The results of this study are also supported by the results of previous studies by Kumar and Pansari (2006) where competitive advantage has a positive and significant effect on the company’s marketing performance (Kumar and Pansari, 2016). If a business does not have a unique or different value, then the level of sales, profits and the level of visiting consumers in a business may not be able to increase superiorly (Mariadoss et al., 2011).
Some managerial implementations of the results of this study are expected to contribute to the development of embroidery businesses in Kudus Regency in terms of internal resources as follows: Technology; Employee skills; The ability of the company; Capital; Information; and Human resource knowledge.
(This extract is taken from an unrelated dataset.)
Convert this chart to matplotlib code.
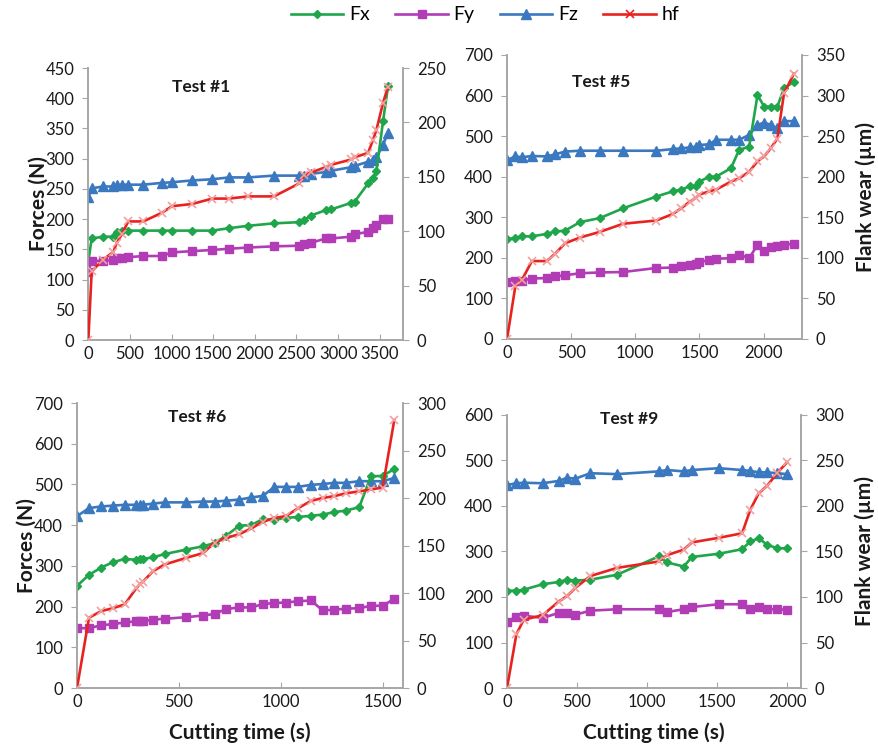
import matplotlib
matplotlib.use("Agg")
import matplotlib.pyplot as plt
from matplotlib.lines import Line2D

plt.rcParams['font.family'] = ['Lato', 'DejaVu Sans']

# ---------------- Test #1 ----------------
t1_time = [0, 40, 180, 300, 340, 400, 480, 660, 885, 1005, 1245, 1490, 1690, 1920, 2230, 2535, 2595,
           2675, 2855, 2915, 3160, 3200, 3360, 3420, 3460, 3540, 3600]
t1_fx = [130, 168, 171, 171, 179, 181, 181, 181, 181, 181, 181, 181, 185, 189, 193, 195, 199,
         206, 215, 216, 227, 229, 259, 268, 279, 362, 420]
t1_fy = [113, 131, 131, 132, 135, 136, 137, 139, 139, 145, 147, 149, 151, 153, 155, 156, 159,
         161, 168, 168, 171, 175, 179, 185, 190, 201, 201]
t1_fz = [236, 251, 254, 254, 256, 257, 257, 257, 260, 261, 264, 266, 269, 269, 272, 272, 272,
         275, 278, 280, 286, 288, 295, 298, 302, 323, 343]
t1_hf = [0, 63, 74, 81, 89, 97, 109, 109, 117, 123, 125, 130, 130, 132, 132, 144, 152,
         154, 159, 161, 166, 168, 172, 184, 193, 218, 233]

# ---------------- Test #5 ----------------
t5_time = [0, 65, 117, 194, 310, 375, 453, 569, 724, 905, 1164, 1293, 1358, 1423, 1474, 1500,
           1578, 1630, 1746, 1810, 1888, 1953, 2005, 2056, 2108, 2160, 2237]
t5_fx = [246, 249, 253, 253, 259, 265, 267, 288, 298, 322, 351, 364, 368, 376, 377, 388,
         400, 400, 421, 466, 474, 601, 573, 573, 573, 618, 634]
t5_fy = [140, 144, 144, 149, 150, 154, 157, 162, 164, 165, 175, 176, 181, 183, 185, 190,
         194, 198, 199, 208, 199, 232, 217, 226, 230, 232, 235]
t5_fz = [441, 450, 448, 451, 450, 455, 462, 464, 464, 464, 464, 468, 470, 472, 474, 478,
         480, 491, 491, 491, 503, 528, 533, 528, 519, 537, 537]
t5_hf = [0, 65, 73, 96, 96, 105, 118, 125, 132, 142, 146, 154, 161, 169, 174, 178,
         182, 184, 194, 198, 206, 219, 225, 235, 247, 303, 327]

# ---------------- Test #6 ----------------
t6_time = [0, 59, 119, 176, 234, 291, 307, 324, 373, 430, 536, 618, 675, 732, 797, 855,
           912, 969, 1026, 1083, 1148, 1205, 1262, 1320, 1385, 1442, 1500, 1557]
t6_fx = [251, 278, 296, 309, 317, 315, 316, 317, 321, 329, 340, 348, 356, 374, 399, 400,
         415, 413, 418, 420, 423, 426, 432, 436, 444, 520, 521, 538]
t6_fy = [147, 147, 154, 157, 161, 164, 164, 164, 168, 170, 174, 178, 182, 194, 198, 198,
         206, 209, 210, 213, 215, 191, 192, 195, 196, 202, 202, 219]
t6_fz = [422, 442, 446, 448, 450, 450, 450, 450, 453, 456, 456, 458, 458, 460, 463, 468,
         472, 494, 494, 494, 499, 501, 504, 504, 508, 508, 508, 516]
t6_hf = [0, 74, 81, 84, 88, 105, 109, 112, 123, 130, 137, 142, 153, 158, 162, 168,
         175, 179, 181, 189, 197, 200, 202, 205, 207, 209, 211, 282]

# ---------------- Test #9 ----------------
t9_time = [0, 67, 119, 255, 369, 429, 488, 595, 786, 1083, 1143, 1262, 1321, 1512, 1679,
           1738, 1798, 1857, 1929, 2000]
t9_fx = [214, 214, 216, 228, 233, 238, 236, 238, 249, 289, 276, 267, 288, 295, 305,
         322, 329, 315, 307, 307]
t9_fy = [146, 157, 159, 154, 165, 165, 161, 170, 173, 173, 167, 173, 178, 184, 184,
         173, 177, 173, 173, 172]
t9_fz = [446, 450, 451, 450, 455, 462, 460, 472, 470, 476, 479, 476, 479, 483, 479,
         477, 474, 474, 472, 470]
t9_hf = [0, 59, 75, 80, 95, 101, 110, 123, 132, 139, 146, 152, 160, 165, 170,
         196, 214, 222, 236, 248]

panels = [
    dict(title="Test #1", time=t1_time, fx=t1_fx, fy=t1_fy, fz=t1_fz, hf=t1_hf,
         xmax=3780, ymax=450, ystep=50, hmax=250, hstep=50,
         rect=(0.1005, 0.5436, 0.3580, 0.3651), tpos=(0.357, 0.93),
         left_label=True, right_label=False, x_label=False),
    dict(title="Test #5", time=t5_time, fx=t5_fx, fy=t5_fy, fz=t5_fz, hf=t5_hf,
         xmax=2300, ymax=700, ystep=100, hmax=350, hstep=50,
         rect=(0.5768, 0.5450, 0.3356, 0.3812), tpos=(0.32, 0.905),
         left_label=False, right_label=True, x_label=False),
    dict(title="Test #6", time=t6_time, fx=t6_fx, fy=t6_fy, fz=t6_fz, hf=t6_hf,
         xmax=1600, ymax=700, ystep=100, hmax=300, hstep=50,
         rect=(0.0876, 0.0765, 0.3709, 0.3825), tpos=(0.368, 0.95),
         left_label=True, right_label=False, x_label=True),
    dict(title="Test #9", time=t9_time, fx=t9_fx, fy=t9_fy, fz=t9_fz, hf=t9_hf,
         xmax=2100, ymax=600, ystep=100, hmax=300, hstep=50,
         rect=(0.5768, 0.0765, 0.3345, 0.3665), tpos=(0.415, 0.985),
         left_label=False, right_label=True, x_label=True),
]

C_FX = '#1fa64a'
C_FY = '#b23cb5'
C_FZ = '#3a78c0'
C_HF = '#e8231f'
C_HF_MK = '#f2a0a0'
AX_GRAY = '#a6a6a6'
TXT = '#1a1a1a'

fig = plt.figure(figsize=(8.79, 7.45), dpi=100)

for p in panels:
    ax = fig.add_axes(p['rect'])
    ax.plot(p['time'], p['fz'], color=C_FZ, lw=1.9, marker='^', ms=7, zorder=3)
    ax.plot(p['time'], p['fx'], color=C_FX, lw=1.9, marker='D', ms=4.2, zorder=3)
    ax.plot(p['time'], p['fy'], color=C_FY, lw=1.9, marker='s', ms=6.2, zorder=3)
    ax.set_xlim(0, p['xmax'])
    ax.set_ylim(0, p['ymax'])
    ax.set_yticks(range(0, p['ymax'] + 1, p['ystep']))
    ax.set_xticks(range(0, p['xmax'] + 1, 500))

    ax2 = ax.twinx()
    ax2.plot(p['time'], p['hf'], color=C_HF, lw=1.9, marker='x', ms=6,
             mec=C_HF_MK, mew=1.2, zorder=4)
    ax2.set_ylim(0, p['hmax'])
    ax2.set_yticks(range(0, p['hmax'] + 1, p['hstep']))

    for a in (ax, ax2):
        a.patch.set_visible(False)
        a.spines['top'].set_visible(False)
        for s in ('left', 'right', 'bottom'):
            a.spines[s].set_color(AX_GRAY)
            a.spines[s].set_linewidth(1.2)
    ax.tick_params(axis='y', direction='out', length=4, color=AX_GRAY,
                   labelsize=12, labelcolor=TXT, pad=6)
    ax.tick_params(axis='x', direction='in', length=4, color=AX_GRAY,
                   labelsize=12, labelcolor=TXT, pad=4)
    ax2.tick_params(axis='y', direction='out', length=4, color=AX_GRAY,
                    labelsize=12, labelcolor=TXT, pad=6)

    ax.text(p['tpos'][0], p['tpos'][1], p['title'], transform=ax.transAxes,
            ha='center', va='center', fontsize=12.5, fontweight='bold', color=TXT)
    if p['left_label']:
        ax.set_ylabel('Forces (N)', fontsize=15, fontweight='bold', color=TXT, labelpad=-2)
    if p['right_label']:
        ax2.set_ylabel('Flank wear (µm)', fontsize=15, fontweight='bold', color=TXT,
                       labelpad=8)
    if p['x_label']:
        ax.set_xlabel('Cutting time (s)', fontsize=15, fontweight='bold', color=TXT,
                      labelpad=9)

handles = [
    Line2D([], [], color=C_FX, lw=1.9, marker='D', ms=4.2),
    Line2D([], [], color=C_FY, lw=1.9, marker='s', ms=6.2),
    Line2D([], [], color=C_FZ, lw=1.9, marker='^', ms=7),
    Line2D([], [], color=C_HF, lw=1.9, marker='x', ms=6, mec=C_HF, mew=1.2),
]
fig.legend(handles, ['Fx', 'Fy', 'Fz', 'hf'], loc='center', bbox_to_anchor=(0.552, 0.98),
           ncol=4, frameon=False, fontsize=14, handlelength=2.7, columnspacing=1.3,
           handletextpad=0.3)

fig.savefig('out.png', dpi=100)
Company performance becomes a variable that is influenced by all variables. The most influential variables are internal resources of 0.882, competitive advantage of 0.184, entrepreneurial orientation of 0.109, and business environment adaptability of 0.027. The following are indicators that affect company performance: Sales growth; Customer growth; Profit growth; and Market growth.
Competitive advantage was affected by all other variables. The following were indicators that affect competitive advantage: Uniqueness; Not easily replaced; Competitive prices; and Not easily imitated.
Entrepreneurial orientation becomes important in this study. The following indicators influence the orientation: Proactive; Innovation; and Risk-Taking.
The following indicators were in the context of Adaptability, such as the Ability to understand customers; the Ability to work with suppliers, and the Ability to understand competitors.
The results of this study can provide answers to the research problem. Based on the results of the study, there are six processes that can be used to improve company performance, namely:
First, company performance can be enhanced by entrepreneurial orientation, including by innovating products, having the courage to take risks, and having a proactive attitude. Entrepreneurial orientation carried out will have a direct influence on the company’s performance.
Second, company performance can be improved by adapting to the business environment, namely by understanding customers, understanding competitors, and working with suppliers. Adaptation of the business environment will have a direct influence on the company’s performance.
Third, company performance can be improved by utilizing internal company resources, including capabilities, information, knowledge of human resources, capital, technology, and employee skills. Companies that are able to utilize their internal resources well will be better at improving their company performance. The company’s internal resources will have a direct influence on the company’s performance.
Fourth, company performance can be improved by entrepreneurial-oriented ways, where the entrepreneurial orientation that is carried out will increase the company’s competitive advantage. Competitive advantages possessed will improve company performance
Fifth, the company’s performance can be improved by adapting to the business environment, where the adaptation of business environment will improve the company’s competitive advantage. Competitive advantages possessed will improve company performance.
Sixth, the company’s performance can be improved by utilizing the company’s internal resources, where the maximum utilization of the company’s internal resources will improve the company’s performance. Competitive advantages possessed will improve company performance.